Beranda Headline News ANALISIS: Sekolah Tinggi Tinggi

ANALISIS: Sekolah Tinggi Tinggi

HERALDMAKASSAR – Pernyataan Gubernur Sulsel Nurdin Abdullah soal perlunya sekolah tinggi-tinggi, menghiasa jagad media sosial dua hari belakangan ini.  Banyak yang kelihatannya kesal dengan statemen orang nomor satu di Sulsel itu.

Sebagai jurnalis, saya lamgsung mencari video aslinya.  Saya dapatkanlah video yang berdurasi 13 detik yang memuat inti dari persoalan yang diperdebatkan itu.

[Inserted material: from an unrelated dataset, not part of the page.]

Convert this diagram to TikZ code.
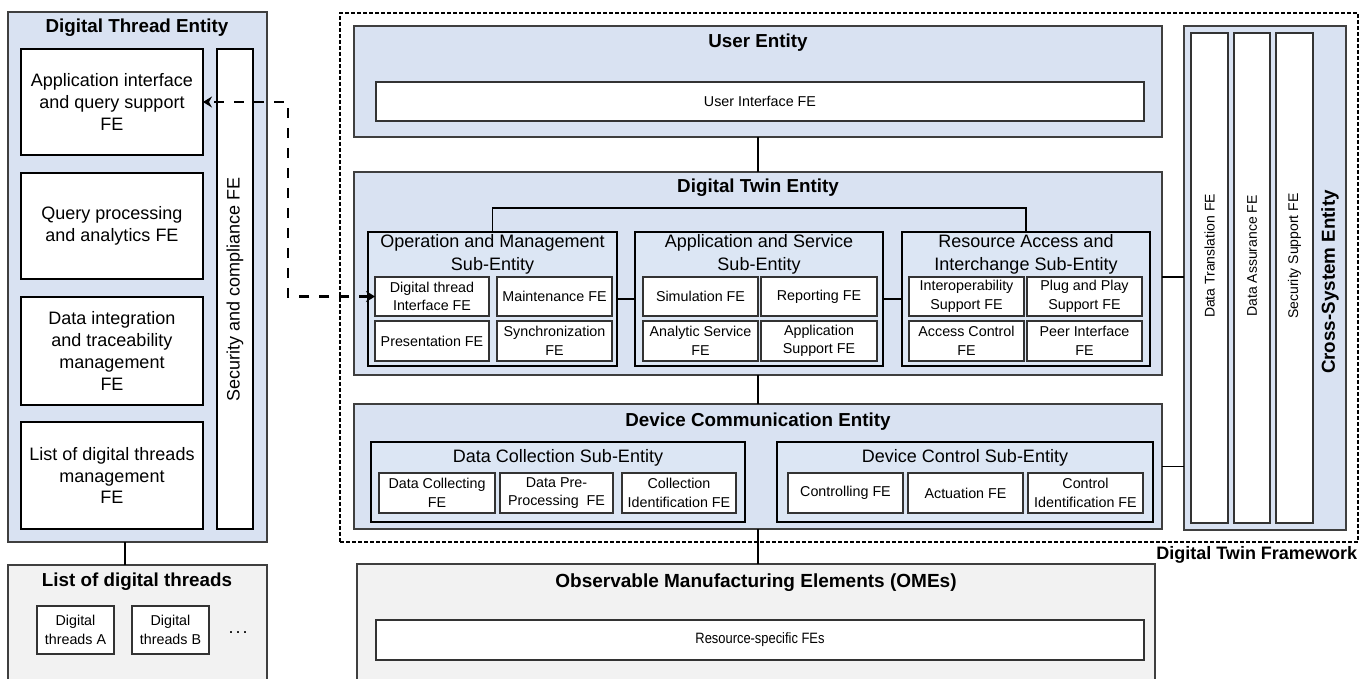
\documentclass[tikz,border=0pt]{standalone}
\usepackage{fontspec}
\setmainfont{Liberation Sans}
\newfontfamily\narrowfont[FakeStretch=0.86]{Liberation Sans}
\usetikzlibrary{arrows.meta,calc}
\definecolor{entfill}{HTML}{D9E2F2}
\definecolor{subfill}{HTML}{DCE6F4}
\definecolor{grayfill}{HTML}{F2F2F2}
\definecolor{entline}{HTML}{3F3F3F}
\definecolor{feline}{HTML}{333333}
\newcommand\fttl{\fontsize{18.8}{22}\selectfont\bfseries}
\newcommand\ffw{\fontsize{18}{22}\selectfont\bfseries}
\newcommand\fdt{\fontsize{18}{21.7}\selectfont}
\newcommand\fsubt{\fontsize{18}{23}\selectfont}
\newcommand\ffe{\fontsize{14.3}{18.5}\selectfont}
\newcommand\fcs{\fontsize{14}{17}\selectfont}
\newcommand\bx[7]{\node[#6, minimum width={#4-#2}, minimum height={#5-#3}] (#1) at ({(#2+#4)/2},{(#3+#5)/2}) {#7};}
\tikzset{
  every node/.style={inner sep=0pt, outer sep=0pt},
  ent/.style={draw=entline, fill=entfill, line width=1.3pt},
  grayent/.style={draw=entline, fill=grayfill, line width=1.3pt},
  subent/.style={draw=black, fill=subfill, line width=2pt},
  fe/.style={draw=feline, fill=white, line width=1.4pt, font=\ffe, align=center},
  dtfe/.style={draw=black, fill=white, line width=2pt, font=\fdt, align=center},
  csbar/.style={draw=feline, fill=white, line width=1.4pt},
  ttl/.style={font=\fttl, align=center},
  subttl/.style={font=\fsubt, align=center},
  conn/.style={draw=black, line width=1.5pt},
  dasharrow/.style={draw=black, line width=2.8pt, dash pattern=on 10pt off 10pt, {Stealth[length=9pt,width=11pt,inset=3pt]}-{Stealth[length=9pt,width=11pt,inset=3pt]}},
  fw/.style={draw=black, line width=1.2pt, dash pattern=on 4pt off 2pt}
}
\begin{document}
\begin{tikzpicture}[x=1pt,y=-1pt]
\useasboundingbox (0,0) rectangle (1370,678);
\clip (0,0) rectangle (1370,678);
\fill[white] (0,0) rectangle (1370,678);

% Digital Thread Entity
\bx{dte}{8}{12}{267}{542}{ent}{}
\node[ttl] (dtet) at (137,28) {Digital Thread Entity};
\bx{dtfe1}{21}{49}{203}{155}{dtfe}{Application interface\\and query support\\FE}
\bx{dtfe2}{21}{173}{203}{279}{dtfe}{Query processing\\and analytics FE}
\bx{dtfe3}{21}{297}{203}{405}{dtfe}{Data integration\\and traceability\\management\\FE}
\bx{dtfe4}{21}{422}{203}{529}{dtfe}{List of digital threads\\management\\FE}
\bx{sec}{217}{49}{253}{529}{draw=black, fill=white, line width=2pt}{}
\node[font=\fdt, rotate=90] (sect) at (sec.center) {Security and compliance FE};

% List of digital threads
\bx{ldt}{8}{565}{267}{700}{grayent}{}
\node[ttl] (ldtt) at (137,582) {List of digital threads};
\bx{dta}{37}{606}{114}{654}{fe}{Digital\\threads A}
\bx{dtb}{132}{606}{209}{654}{fe}{Digital\\threads B}
\node[font=\fontsize{18}{20}\selectfont] (dots) at (238,633) {.\kern2pt.\kern2pt.};
\coordinate (c3) at (125,542);
\draw[conn] (c3) -- (c3 |- ldt.north);

% Framework
\bx{fw}{340}{13}{1358}{542}{fw}{}
\node[font=\ffw, anchor=east] (fwt) at (1357,555) {Digital Twin Framework};

% User Entity
\bx{ue}{354}{26}{1162}{137}{ent}{}
\node[ttl] (uet) at (758,43) {User Entity};
\bx{uife}{376}{82}{1144}{121}{fe}{User Interface FE}

% Digital Twin Entity
\bx{dtw}{354}{172}{1162}{375}{ent}{}
\node[ttl] (dtwt) at (758,188) {Digital Twin Entity};

\bx{om}{368}{232}{617}{366}{subent}{}
\node[subttl] (omt) at (492.5,254.5) {Operation and Management\\Sub-Entity};
\bx{dtint}{375}{277}{489}{316}{fe}{Digital thread\\Interface FE}
\bx{maint}{497}{277}{612}{316}{fe}{Maintenance FE}
\bx{pres}{375}{321}{489}{361}{fe}{Presentation FE}
\bx{sync}{497}{321}{612}{361}{fe}{Synchronization\\FE}

\bx{as}{635}{232}{883}{366}{subent}{}
\node[subttl] (ast) at (759,254.5) {Application and Service\\Sub-Entity};
\bx{sim}{643}{277}{758}{316}{fe}{Simulation FE}
\bx{rep}{761}{277}{877}{316}{fe}{Reporting FE}
\bx{ana}{643}{321}{758}{361}{fe}{Analytic Service\\FE}
\bx{apps}{761}{321}{877}{361}{fe}{Application\\Support FE}

\bx{ra}{902}{232}{1150}{366}{subent}{}
\node[subttl] (rat) at (1026,254.5) {Resource Access and\\Interchange Sub-Entity};
\bx{inter}{909}{277}{1024}{316}{fe}{Interoperability\\Support FE}
\bx{plug}{1027}{277}{1142}{316}{fe}{Plug and Play\\Support FE}
\bx{acc}{909}{321}{1024}{361}{fe}{Access Control\\FE}
\bx{peer}{1027}{321}{1142}{361}{fe}{Peer Interface\\FE}

% Device Communication Entity
\bx{dce}{354}{404}{1162}{529}{ent}{}
\node[ttl] (dcet) at (758,422) {Device Communication Entity};
\bx{dc}{371}{442}{745}{522}{subent}{}
\node[subttl] (dct) at (558,458) {Data Collection Sub-Entity};
\bx{dcol}{379}{473}{495}{513}{fe}{Data Collecting\\FE}
\bx{dpre}{500}{473}{613}{513}{fe}{Data Pre-\\Processing\ \ FE}
\bx{cid}{622}{473}{736}{513}{fe}{Collection\\Identification FE}
\bx{dctl}{777}{442}{1153}{522}{subent}{}
\node[subttl] (dctlt) at (965,458) {Device Control Sub-Entity};
\bx{ctrl}{788}{473}{903}{513}{fe}{Controlling FE}
\bx{act}{908}{473}{1023}{513}{fe}{Actuation FE}
\bx{ctid}{1028}{473}{1143}{513}{fe}{Control\\Identification FE}

% Cross-System Entity
\bx{cs}{1184}{26}{1346}{530}{ent}{}
\bx{dtr}{1191}{33}{1228}{523}{csbar}{}
\bx{das}{1234}{33}{1270}{523}{csbar}{}
\bx{ssp}{1276}{33}{1313}{523}{csbar}{}
\node[font=\fcs, rotate=90] (dtrt) at (1209.5,256) {Data Translation FE};
\node[font=\fcs, rotate=90] (dast) at (1252,256) {Data Assurance FE};
\node[font=\fcs, rotate=90] (sspt) at (1294.5,256) {Security Support FE};
\node[font=\fttl, rotate=90] (cst) at (1330,282) {Cross-System Entity};

% OMEs
\bx{ome}{357}{564}{1155}{700}{grayent}{}
\node[font=\fontsize{19}{22}\selectfont\bfseries] (omet) at (756,583) {Observable Manufacturing Elements (OMEs)};
\bx{rsfe}{376}{620}{1144}{660}{fe}{}
\node[font=\fontsize{15}{17}\selectfont\narrowfont] (rsfet) at (rsfe.center) {Resource-specific FEs};

% connectors
\draw[conn] (ue.south) -- (dtw.north);
\draw[conn] (dtw.south) -- (dce.north);
\draw[conn] (dce.south) -- (dce.south |- ome.north);
\draw[conn] (om.north) -- ++(0,-24) -| (ra.north);
\draw[conn] (om.east) -- (as.west);
\draw[conn] (as.east) -- (ra.west);
\coordinate (c1) at (1162,277);
\draw[conn] (c1) -- (c1 -| cs.west);
\draw[conn] (dce.east) -- (dce.east -| cs.west);

% dashed arrow
\draw[dasharrow] (dtint.west) -- ++(-87,0) |- (dtfe1.east);
\end{tikzpicture}
\end{document}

Dari video 13 detk itu, saya mendapatkan kutipan seperti ini:  “jadi itu tadi, pemahaman soal klaster itu. Harus dipahami. Kalau tidak paham, sekolah. Makanya sekolah tinggi-tinggi. Supaya bisa menulis dengan benar.”

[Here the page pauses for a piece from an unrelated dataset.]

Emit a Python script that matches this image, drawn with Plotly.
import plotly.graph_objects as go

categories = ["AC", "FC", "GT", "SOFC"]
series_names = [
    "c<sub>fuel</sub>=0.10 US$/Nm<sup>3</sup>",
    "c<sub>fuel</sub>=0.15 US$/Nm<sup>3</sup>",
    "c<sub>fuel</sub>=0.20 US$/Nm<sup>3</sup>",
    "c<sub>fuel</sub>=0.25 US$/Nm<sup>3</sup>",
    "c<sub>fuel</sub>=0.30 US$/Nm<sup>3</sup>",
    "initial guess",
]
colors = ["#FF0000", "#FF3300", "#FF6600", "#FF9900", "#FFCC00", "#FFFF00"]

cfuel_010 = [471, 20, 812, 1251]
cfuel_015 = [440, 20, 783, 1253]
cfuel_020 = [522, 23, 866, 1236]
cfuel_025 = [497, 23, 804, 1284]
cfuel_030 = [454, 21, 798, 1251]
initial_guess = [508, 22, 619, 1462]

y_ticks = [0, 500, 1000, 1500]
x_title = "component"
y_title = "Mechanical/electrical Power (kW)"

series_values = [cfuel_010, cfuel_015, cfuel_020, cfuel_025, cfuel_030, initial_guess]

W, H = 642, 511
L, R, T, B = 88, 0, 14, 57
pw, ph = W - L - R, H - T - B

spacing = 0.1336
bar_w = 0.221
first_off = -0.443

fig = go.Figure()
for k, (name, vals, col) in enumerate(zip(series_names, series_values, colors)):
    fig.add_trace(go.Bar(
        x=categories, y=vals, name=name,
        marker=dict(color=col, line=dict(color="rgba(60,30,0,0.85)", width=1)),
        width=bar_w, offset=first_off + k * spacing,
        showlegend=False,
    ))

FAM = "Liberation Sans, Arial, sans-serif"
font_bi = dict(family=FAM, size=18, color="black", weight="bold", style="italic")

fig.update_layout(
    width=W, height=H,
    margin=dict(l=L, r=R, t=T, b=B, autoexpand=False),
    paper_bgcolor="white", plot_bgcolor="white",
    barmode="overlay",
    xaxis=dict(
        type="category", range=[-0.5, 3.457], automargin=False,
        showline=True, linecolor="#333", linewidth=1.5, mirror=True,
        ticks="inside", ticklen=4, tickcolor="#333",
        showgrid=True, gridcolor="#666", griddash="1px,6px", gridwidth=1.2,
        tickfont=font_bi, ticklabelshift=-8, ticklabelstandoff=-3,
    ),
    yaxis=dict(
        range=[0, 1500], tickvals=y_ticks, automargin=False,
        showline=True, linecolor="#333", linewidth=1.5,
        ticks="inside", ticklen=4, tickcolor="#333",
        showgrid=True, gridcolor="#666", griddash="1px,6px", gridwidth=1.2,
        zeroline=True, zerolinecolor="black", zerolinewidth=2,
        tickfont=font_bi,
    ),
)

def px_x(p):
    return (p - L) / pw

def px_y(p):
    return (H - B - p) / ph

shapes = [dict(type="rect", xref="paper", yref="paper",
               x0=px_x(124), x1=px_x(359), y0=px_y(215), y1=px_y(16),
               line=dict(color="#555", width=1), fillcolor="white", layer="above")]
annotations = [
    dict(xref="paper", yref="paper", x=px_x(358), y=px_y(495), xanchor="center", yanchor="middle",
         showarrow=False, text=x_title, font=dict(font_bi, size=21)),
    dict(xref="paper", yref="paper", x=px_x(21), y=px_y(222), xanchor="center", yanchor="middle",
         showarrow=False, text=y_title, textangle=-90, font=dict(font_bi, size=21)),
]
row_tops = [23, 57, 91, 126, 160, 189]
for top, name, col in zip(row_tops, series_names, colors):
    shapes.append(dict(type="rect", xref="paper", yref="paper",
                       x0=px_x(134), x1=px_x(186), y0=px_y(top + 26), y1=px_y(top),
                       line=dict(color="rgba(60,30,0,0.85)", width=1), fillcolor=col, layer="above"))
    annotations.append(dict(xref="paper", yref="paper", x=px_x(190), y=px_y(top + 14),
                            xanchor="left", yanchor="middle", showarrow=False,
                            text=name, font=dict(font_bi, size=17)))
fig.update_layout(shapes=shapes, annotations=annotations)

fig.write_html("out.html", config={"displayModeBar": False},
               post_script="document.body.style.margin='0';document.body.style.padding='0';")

Tentu, tidak ada maksud Nurdin Abdullah mau merendahkan profesi jurnalis. Apalagi, ia menyebut “sekolah tinggi-tinggi”. Ini hanyalah kiasan, sebab tidak ada “sekolah tinggi-tinggi”. Yang ada hanyalah sekolah tinggi atau perguruan tinggi.

Dari mimik bicaranya, Nurdln kelihatan kesal dengan pemberitaan sebuah media soal klaster perumdos. Dan dia mencoba mengklarifikasi soal penyebutan klaster perumdos.

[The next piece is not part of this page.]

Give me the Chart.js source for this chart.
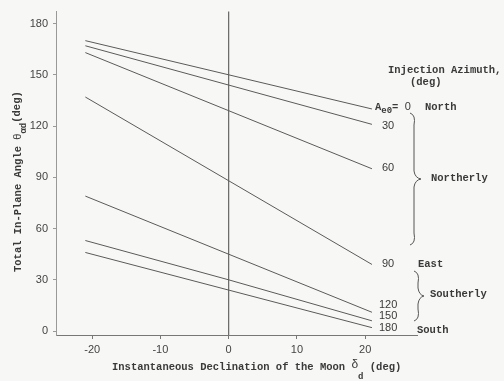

Sebab jika tidak, ini akqn berdampak negatif bagi warga perumdos Unhas yang nota bene  lokasi rumah pribadi Nurdin Abdullah.  Warga perumdos juga bisa marah, akibat klaim yang sepihak itu.

Padahal, kejadiannya sangat sederhana. Kebetulan saya juga hadir di acara itu. Di kediaman Nurdin Abdullah diterapkan standar protokol kesehatan yang sangat ketat.

Memasuki rumah, harus melalui bilik disinfektan. Semua tamu disemprot. Lalu, ada pengukur suhu tubuh. Semua wajib dibawah 37 derajat.

Silaturrahmi juga digelar di tempat terbuka. Hanya ada 2 meja besar. Satu meja diisi 4 orang. Duduk dengan jarak lebih dari 1 meter. Semua wajib memakai masker. Kecuali saat makan dan minum.

Yang kita bicarakan di acara silaturrahim itu yakni soal penanganan covid 19. Malah sempat saya bercanda, jangan foto-foto nanti dianggap ada pertemuan, meski hari itu adlalah hari terakhir penerapan PSBB di Kota Makassar.

Kembali ke soal sekolah tinggi-tinggi. Nurdin Abdullah justru mendorong wartawan untuk menulis secara benar. Tidak semua bidang memang harus dikuasai wartawan.

Itulah sebabnya, dulu (entah sekarang), di media ditetapkan desk. Desk ini tujuannya agar wartawan bisa memahami secara mendalam sebuah bidang.

Katakanlah desk kesehatan, wartawan yang berada di desk kesehatan wajib mengetahui dan memahami semua istilah kesehatan. Bahkan ketika ditanya soal dokter spesialis paruparu paling ahli pun, si wartawan harus tahu. Betapa kita dulu diajari secara detil.